Egypt’s core inflation rose to 31.95 percent year on year in June from 30.57 percent in May, the central bank said on Monday.

Inflation in the north African country is expected to rise even more after the government’s recent decision to increase fuel and electricity prices.

Over the same period, annual urban consumer price inflation rose slightly to 29.8 percent from 29.7 percent, official statistics agency CAPMAS said earlier on Monday.

Egypt abandoned its currency peg to the U.S. dollar on November 3rd in a dramatic move that has since seen the currency depreciate roughly by half.

Egypt hiked fuel prices on June 29 by up to 50 percent to help meet the terms of a $12-billion International Monetary Fund loan agreement.

Rising prices present a challenge for President Abdel Fattah al-Sisi and his government, which have pledged to push ahead with sensitive austerity measures like fuel and electricity price increases.

Although the monthly inflation rate in Egyptian cities eased to 0.8 percent in June from 1.7 percent in May, government officials and analysts expect the higher fuel prices to add 3 to 4.5 percentage points to year-on-year inflation in the coming months.

“Based on our rough calculation, headline inflation should rise above 35 percent starting July/August.However, some of this could get offset… if the Egyptian pound strengthens,” said Allen Sandeep, head of research at Naeem Brokerage in Cairo.

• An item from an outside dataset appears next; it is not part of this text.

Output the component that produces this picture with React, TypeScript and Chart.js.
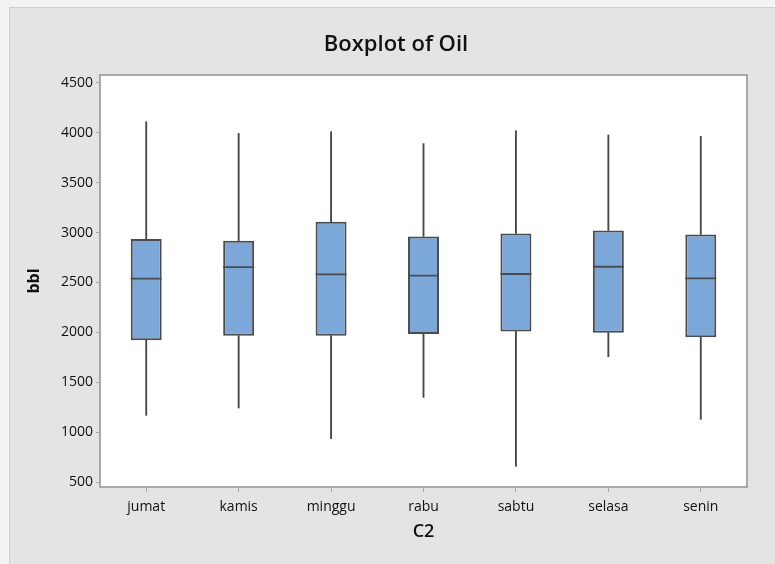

“Invariably, most goods and services are impacted by energy costs be it in the form of energy input, transportation, feed stock…,” Sandeep added.

Egypt’s central bank, faced with accelerating inflation, raised its key interest rates by 200 basis points for the second policy meeting in a row on Thursday, surprising economists who had forecast no change.

The bank raised interest rates by three percentage points after the currency flotation. The IMF has said lowering inflation is crucial to keeping the reform program on track and that raising interest rates could be an appropriate tool for doing so.
The central bank has said it aims to cut inflation to 13 percent by the end of next year.

The IMF is expected to disburse a second loan installment of $1.25 billion this month.